* Job
Output each entry verbatim and exclude every picture from it.

Code that draws figures:
▬▬▬▬▬▬

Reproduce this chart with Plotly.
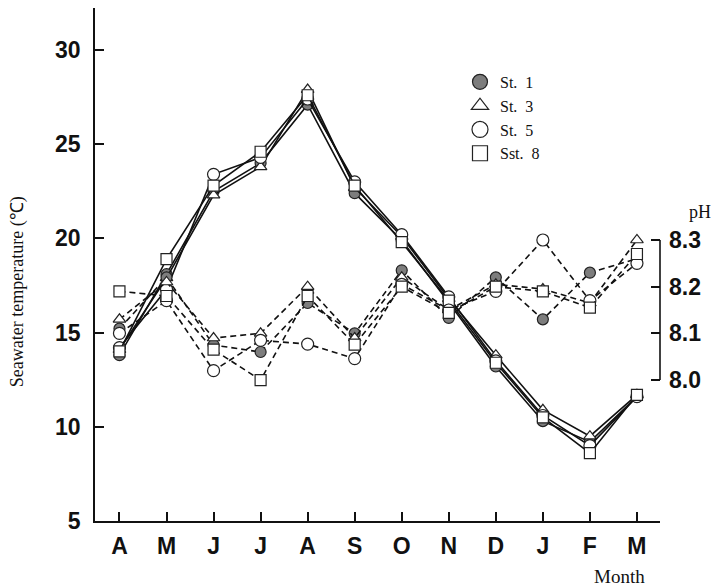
import plotly.graph_objects as go

months = ["A", "M", "J", "J", "A", "S", "O", "N", "D", "J", "F", "M"]
stations = ["St.  1", "St.  3", "St.  5", "Sst.  8"]

temp_st1 = [13.8, 18.1, 22.5, 24.0, 27.1, 22.4, 19.9, 16.6, 13.2, 10.3, 9.2, 11.6]
temp_st3 = [14.1, 17.9, 22.3, 23.8, 27.9, 22.7, 20.1, 16.8, 13.8, 10.9, 9.5, 11.7]
temp_st5 = [14.2, 17.3, 23.4, 24.3, 27.4, 23.0, 20.2, 16.9, 13.5, 10.6, 9.0, 11.6]
temp_st8 = [14.0, 18.9, 22.8, 24.6, 27.6, 22.8, 19.8, 16.7, 13.4, 10.5, 8.6, 11.7]

ph_st1 = [8.11, 8.22, 8.075, 8.06, 8.165, 8.10, 8.235, 8.133, 8.22, 8.13, 8.23, 8.26]
ph_st3 = [8.13, 8.21, 8.09, 8.10, 8.20, 8.09, 8.22, 8.15, 8.205, 8.195, 8.165, 8.30]
ph_st5 = [8.10, 8.17, 8.02, 8.085, 8.077, 8.046, 8.205, 8.15, 8.19, 8.30, 8.17, 8.25]
ph_st8 = [8.19, 8.18, 8.065, 8.00, 8.18, 8.076, 8.20, 8.144, 8.20, 8.19, 8.155, 8.27]

temps = [temp_st1, temp_st3, temp_st5, temp_st8]
phs = [ph_st1, ph_st3, ph_st5, ph_st8]

symbols = ["circle", "triangle-up", "circle", "square"]
fills = ["#7d7d7d", "white", "white", "white"]
sizes = [11, 11, 12, 11]

x = list(range(len(months)))

fig = go.Figure()

for i in range(4):
    mk = dict(symbol=symbols[i], size=sizes[i], color=fills[i],
              line=dict(color="#222", width=1.2))
    fig.add_trace(go.Scatter(x=x, y=phs[i], yaxis="y2", mode="lines+markers",
                             line=dict(color="#111", width=1.6, dash="6px,4px"),
                             marker=mk, showlegend=False))
for i in range(4):
    mk = dict(symbol=symbols[i], size=sizes[i], color=fills[i],
              line=dict(color="#222", width=1.2))
    fig.add_trace(go.Scatter(x=x, y=temps[i], mode="lines+markers",
                             line=dict(color="#111", width=1.6),
                             marker=mk, showlegend=False))
for i in range(4):
    fig.add_trace(go.Scatter(x=[None], y=[None], mode="markers", name=stations[i],
                             marker=dict(symbol=symbols[i], size=sizes[i] + 4, color=fills[i],
                                         line=dict(color="#222", width=1.2))))

tickfont = dict(family="Liberation Sans", size=23, color="#111", weight="bold")

fig.update_layout(
    width=719, height=588,
    margin=dict(l=95, r=59, t=8, b=67),
    plot_bgcolor="white", paper_bgcolor="white",
    font=dict(family="Liberation Serif", color="#111"),
    xaxis=dict(range=[-0.52, 11.49], tickvals=x, ticktext=months,
               ticks="inside", ticklen=9, tickwidth=1.5, tickcolor="#111",
               showline=True, linewidth=1.6, linecolor="#111",
               showgrid=False, zeroline=False, tickfont=tickfont,
               ticklabelstandoff=4),
    yaxis=dict(range=[5, 32.23], tickvals=[5, 10, 15, 20, 25, 30],
               ticks="inside", ticklen=9, tickwidth=1.5, tickcolor="#111",
               showline=True, linewidth=1.6, linecolor="#111",
               showgrid=False, zeroline=False, tickfont=tickfont,
               ticklabelstandoff=8),
    yaxis2=dict(overlaying="y", side="right", range=[7.698, 8.797],
                tickvals=[8.0, 8.1, 8.2, 8.3], ticktext=["8.0", "8.1", "8.2", "8.3"],
                ticks="inside", ticklen=9, tickwidth=1.5, tickcolor="#111",
                showline=False, showgrid=False, zeroline=False, tickfont=tickfont,
                ticklabelstandoff=8),
    legend=dict(x=0.646, y=0.889, xanchor="left", yanchor="top",
                font=dict(family="Liberation Serif", size=16, color="#111"),
                bgcolor="rgba(0,0,0,0)", itemwidth=30, tracegroupgap=0),
    shapes=[dict(type="line", xref="paper", yref="y2", x0=1, x1=1, y0=8.0, y1=8.3,
                 line=dict(color="#111", width=1.6))],
    annotations=[
        dict(text="Seawater temperature (℃)", xref="paper", yref="paper",
             x=-0.138, y=0.446, xanchor="center", yanchor="middle", textangle=-90,
             showarrow=False,
             font=dict(family="Liberation Serif", size=18, color="#111")),
        dict(text="Month", xref="paper", yref="paper", x=0.929, y=-0.109,
             xanchor="center", yanchor="middle",
             showarrow=False, font=dict(family="Liberation Serif", size=19, color="#111")),
        dict(text="pH", xref="paper", yref="paper", x=1.071, y=0.602,
             xanchor="center", yanchor="middle",
             showarrow=False, font=dict(family="Liberation Serif", size=18, color="#111")),
    ],
)

fig.write_html("out.html")
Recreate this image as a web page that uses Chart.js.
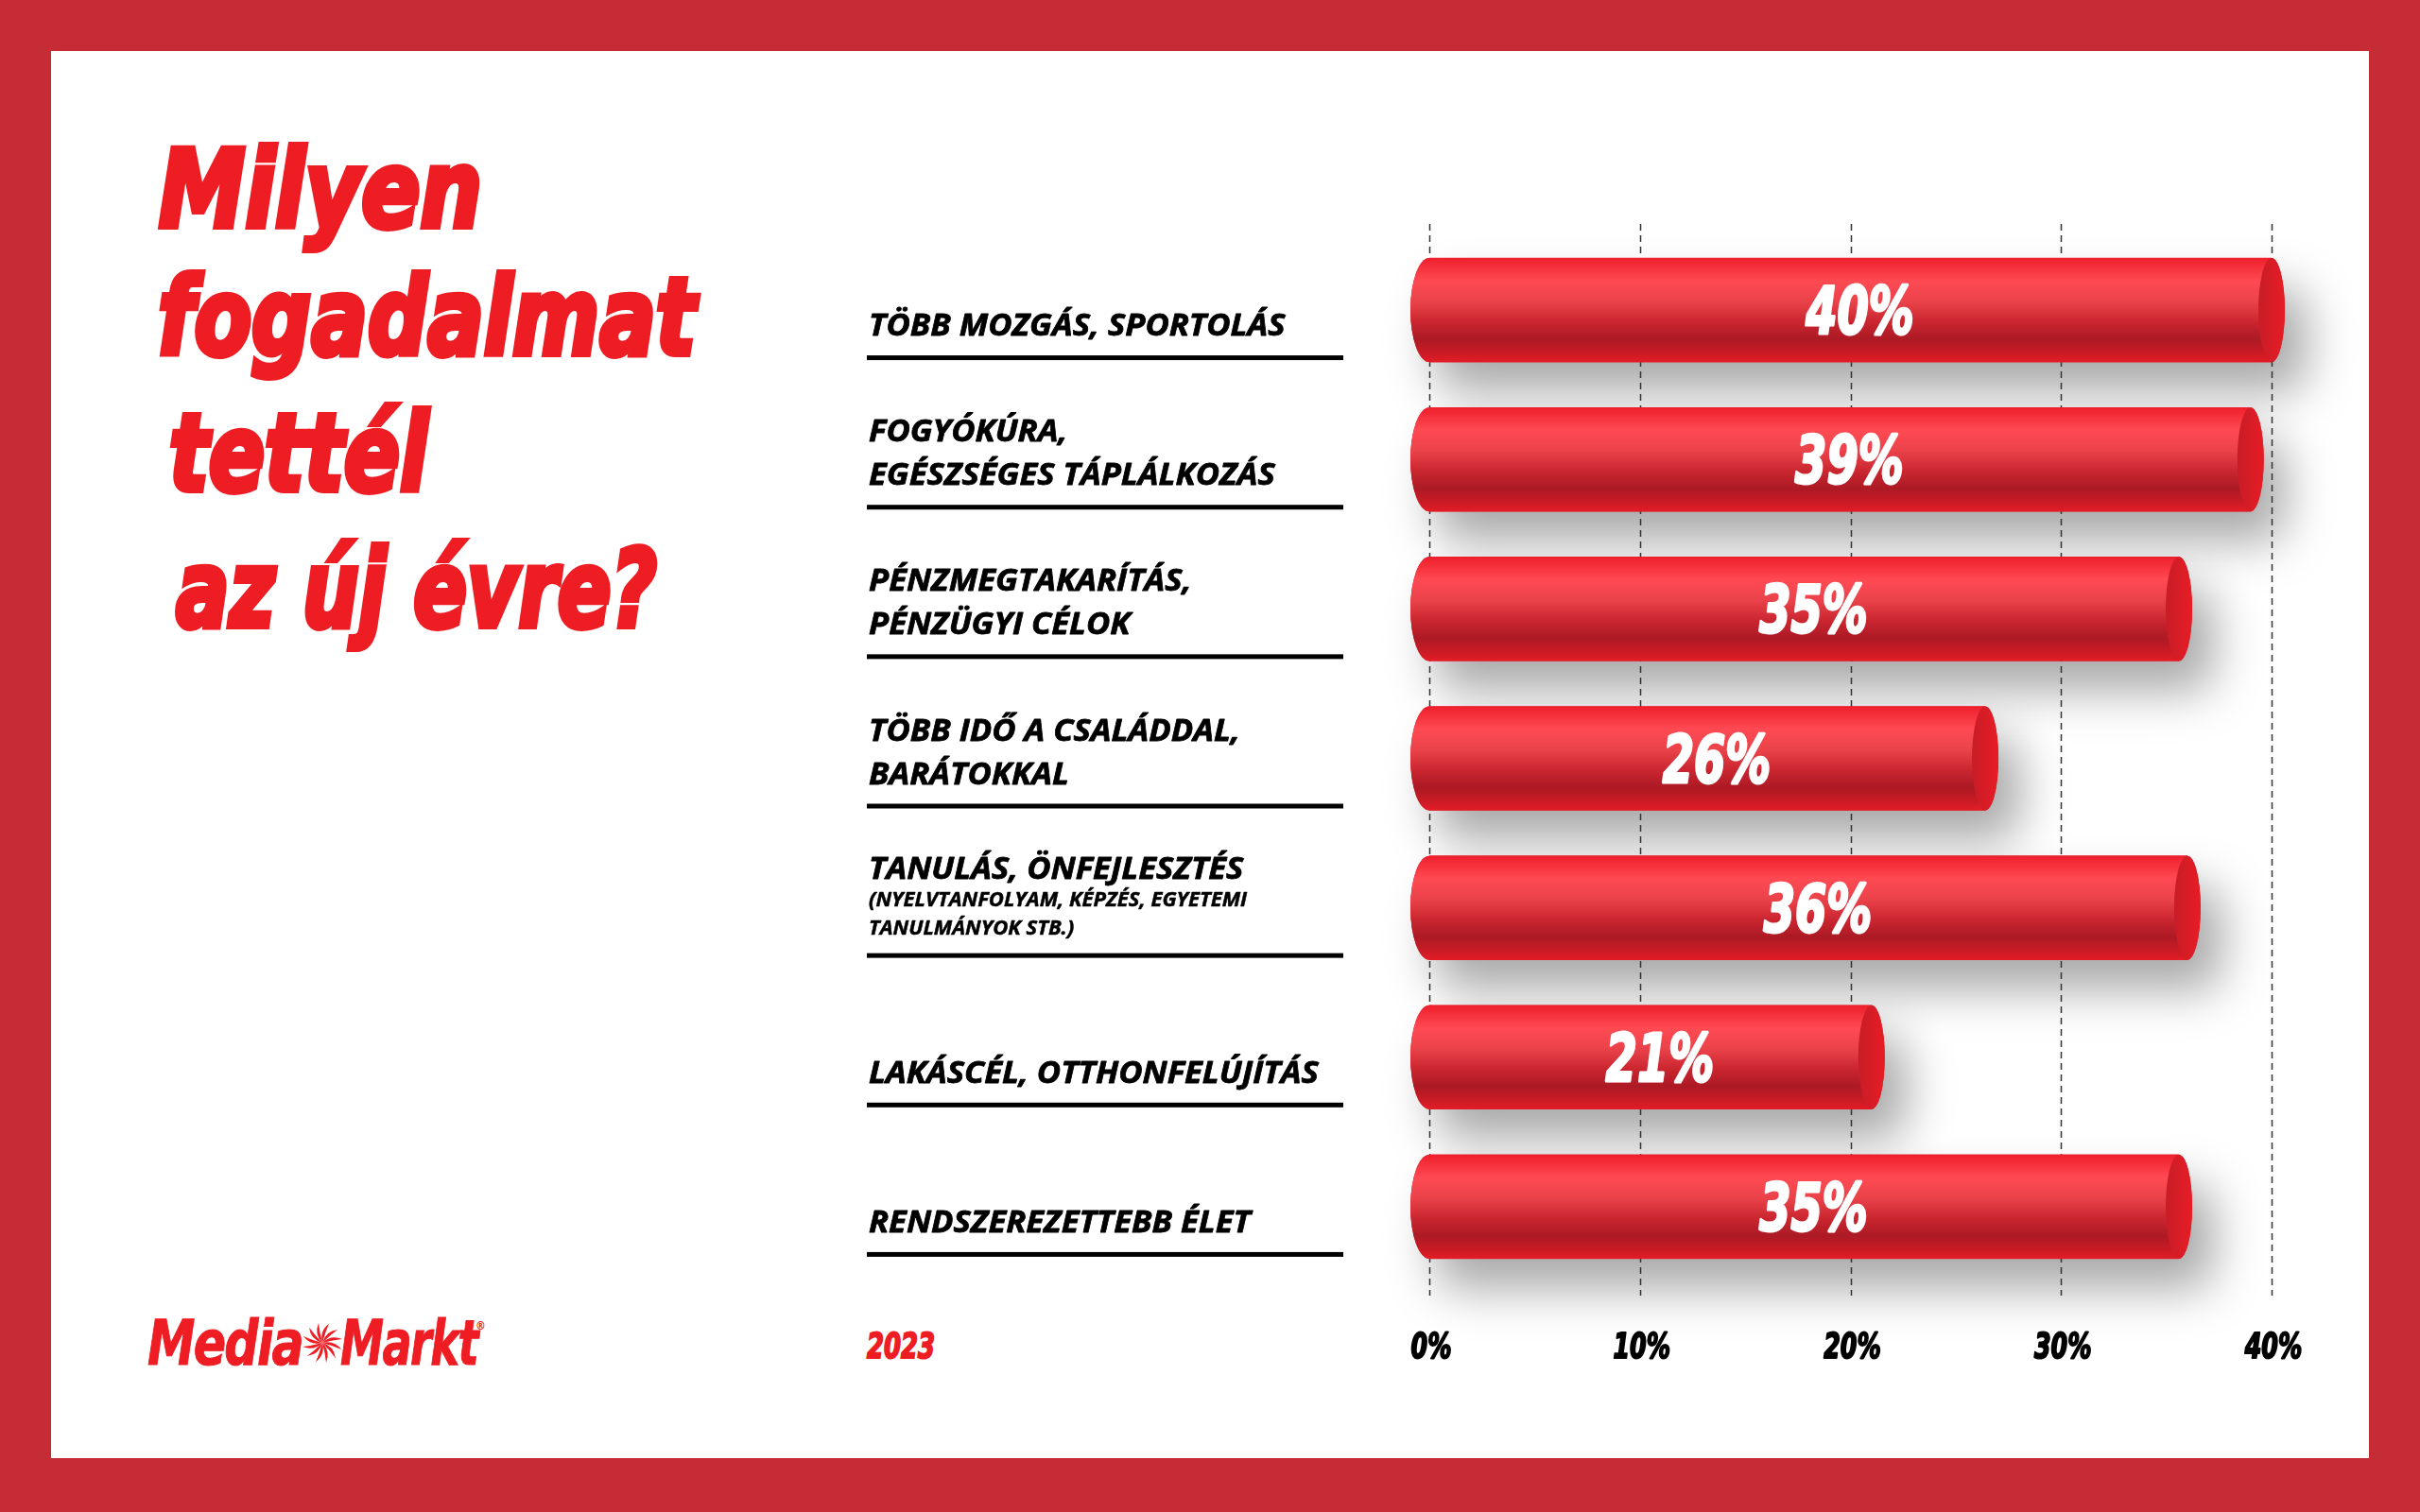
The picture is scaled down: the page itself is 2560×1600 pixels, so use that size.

▬▬▬▬▬▬

* Right answer
Reproduce this chart with Plotly.
import plotly.graph_objects as go

months = ["A", "M", "J", "J", "A", "S", "O", "N", "D", "J", "F", "M"]
stations = ["St.  1", "St.  3", "St.  5", "Sst.  8"]

temp_st1 = [13.8, 18.1, 22.5, 24.0, 27.1, 22.4, 19.9, 16.6, 13.2, 10.3, 9.2, 11.6]
temp_st3 = [14.1, 17.9, 22.3, 23.8, 27.9, 22.7, 20.1, 16.8, 13.8, 10.9, 9.5, 11.7]
temp_st5 = [14.2, 17.3, 23.4, 24.3, 27.4, 23.0, 20.2, 16.9, 13.5, 10.6, 9.0, 11.6]
temp_st8 = [14.0, 18.9, 22.8, 24.6, 27.6, 22.8, 19.8, 16.7, 13.4, 10.5, 8.6, 11.7]

ph_st1 = [8.11, 8.22, 8.075, 8.06, 8.165, 8.10, 8.235, 8.133, 8.22, 8.13, 8.23, 8.26]
ph_st3 = [8.13, 8.21, 8.09, 8.10, 8.20, 8.09, 8.22, 8.15, 8.205, 8.195, 8.165, 8.30]
ph_st5 = [8.10, 8.17, 8.02, 8.085, 8.077, 8.046, 8.205, 8.15, 8.19, 8.30, 8.17, 8.25]
ph_st8 = [8.19, 8.18, 8.065, 8.00, 8.18, 8.076, 8.20, 8.144, 8.20, 8.19, 8.155, 8.27]

temps = [temp_st1, temp_st3, temp_st5, temp_st8]
phs = [ph_st1, ph_st3, ph_st5, ph_st8]

symbols = ["circle", "triangle-up", "circle", "square"]
fills = ["#7d7d7d", "white", "white", "white"]
sizes = [11, 11, 12, 11]

x = list(range(len(months)))

fig = go.Figure()

for i in range(4):
    mk = dict(symbol=symbols[i], size=sizes[i], color=fills[i],
              line=dict(color="#222", width=1.2))
    fig.add_trace(go.Scatter(x=x, y=phs[i], yaxis="y2", mode="lines+markers",
                             line=dict(color="#111", width=1.6, dash="6px,4px"),
                             marker=mk, showlegend=False))
for i in range(4):
    mk = dict(symbol=symbols[i], size=sizes[i], color=fills[i],
              line=dict(color="#222", width=1.2))
    fig.add_trace(go.Scatter(x=x, y=temps[i], mode="lines+markers",
                             line=dict(color="#111", width=1.6),
                             marker=mk, showlegend=False))
for i in range(4):
    fig.add_trace(go.Scatter(x=[None], y=[None], mode="markers", name=stations[i],
                             marker=dict(symbol=symbols[i], size=sizes[i] + 4, color=fills[i],
                                         line=dict(color="#222", width=1.2))))

tickfont = dict(family="Liberation Sans", size=23, color="#111", weight="bold")

fig.update_layout(
    width=719, height=588,
    margin=dict(l=95, r=59, t=8, b=67),
    plot_bgcolor="white", paper_bgcolor="white",
    font=dict(family="Liberation Serif", color="#111"),
    xaxis=dict(range=[-0.52, 11.49], tickvals=x, ticktext=months,
               ticks="inside", ticklen=9, tickwidth=1.5, tickcolor="#111",
               showline=True, linewidth=1.6, linecolor="#111",
               showgrid=False, zeroline=False, tickfont=tickfont,
               ticklabelstandoff=4),
    yaxis=dict(range=[5, 32.23], tickvals=[5, 10, 15, 20, 25, 30],
               ticks="inside", ticklen=9, tickwidth=1.5, tickcolor="#111",
               showline=True, linewidth=1.6, linecolor="#111",
               showgrid=False, zeroline=False, tickfont=tickfont,
               ticklabelstandoff=8),
    yaxis2=dict(overlaying="y", side="right", range=[7.698, 8.797],
                tickvals=[8.0, 8.1, 8.2, 8.3], ticktext=["8.0", "8.1", "8.2", "8.3"],
                ticks="inside", ticklen=9, tickwidth=1.5, tickcolor="#111",
                showline=False, showgrid=False, zeroline=False, tickfont=tickfont,
                ticklabelstandoff=8),
    legend=dict(x=0.646, y=0.889, xanchor="left", yanchor="top",
                font=dict(family="Liberation Serif", size=16, color="#111"),
                bgcolor="rgba(0,0,0,0)", itemwidth=30, tracegroupgap=0),
    shapes=[dict(type="line", xref="paper", yref="y2", x0=1, x1=1, y0=8.0, y1=8.3,
                 line=dict(color="#111", width=1.6))],
    annotations=[
        dict(text="Seawater temperature (℃)", xref="paper", yref="paper",
             x=-0.138, y=0.446, xanchor="center", yanchor="middle", textangle=-90,
             showarrow=False,
             font=dict(family="Liberation Serif", size=18, color="#111")),
        dict(text="Month", xref="paper", yref="paper", x=0.929, y=-0.109,
             xanchor="center", yanchor="middle",
             showarrow=False, font=dict(family="Liberation Serif", size=19, color="#111")),
        dict(text="pH", xref="paper", yref="paper", x=1.071, y=0.602,
             xanchor="center", yanchor="middle",
             showarrow=False, font=dict(family="Liberation Serif", size=18, color="#111")),
    ],
)

fig.write_html("out.html")
Recreate this image as a web page that uses Chart.js.
The picture is scaled down: the page itself is 2560×1600 pixels, so use that size.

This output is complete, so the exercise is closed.